Un mois plus tard, un journaliste et un membre de l’opposition toujours portés disparus

Eugène Ndereyimana (à gauche) et Constantin Tuyishimire (à droite).  © 2019 Human Rights Watch

(Nairobi) – Un journaliste et un membre de l’opposition au Rwanda n’ont toujours pas donné signe de vie un mois après leur disparition lors de deux incidents distincts. Leurs proches n’ont aucune nouvelle d’eux et les autorités n’ont donné aucune information sur leurs enquêtes.

Eugène Ndereyimana, membre de l’opposition affilié au parti non enregistré Forces démocratiques unifiées (FDU)-Inkingi, a été porté disparu par ses collègues le 15 juillet 2019, quand il a manqué d’arriver à une réunion à Nyagatare, dans la Province de l’Est du Rwanda.
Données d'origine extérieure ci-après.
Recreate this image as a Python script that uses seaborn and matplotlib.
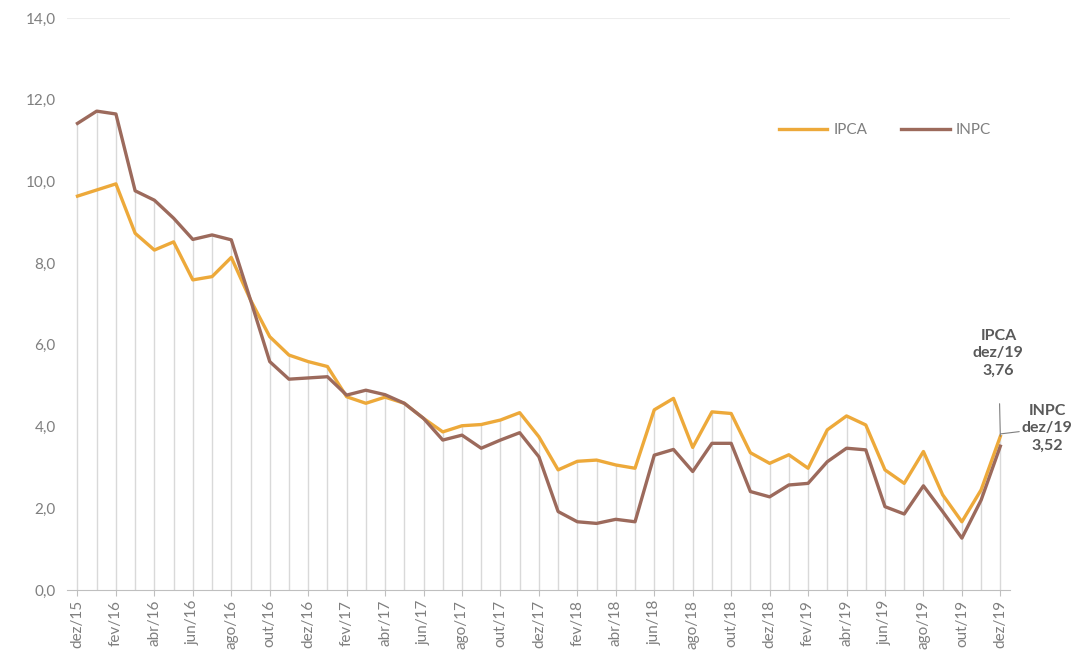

Ses collègues, qui étaient en contact avec lui alors qu’il était en route, affirment qu’il n’est jamais arrivé. Dans un autre incident apparemment sans rapport, Constantin Tuyishimire, journaliste de la chaîne TV1 Rwanda qui couvre le nord du pays, a été lui aussi porté disparu, le 16 juillet, alors qu’il était censé être en reportage dans le District de Gicumbi, ont indiqué à Human Rights Watch des personnes proches de ce journaliste.

« Ces incidents sont les derniers en date d’une longue série de disparitions suspectes, d’arrestations pour des motifs politiques et de détentions illégales au Rwanda, en particulier de personnes soupçonnées d’être des opposants ou des détracteurs du gouvernement », a déclaré Lewis Mudge, directeur pour l’Afrique centrale à Human Rights Watch. « Les autorités devraient mener des enquêtes transparentes et crédibles sur ces disparitions et faire rendre des comptes aux personnes qui en sont responsables. »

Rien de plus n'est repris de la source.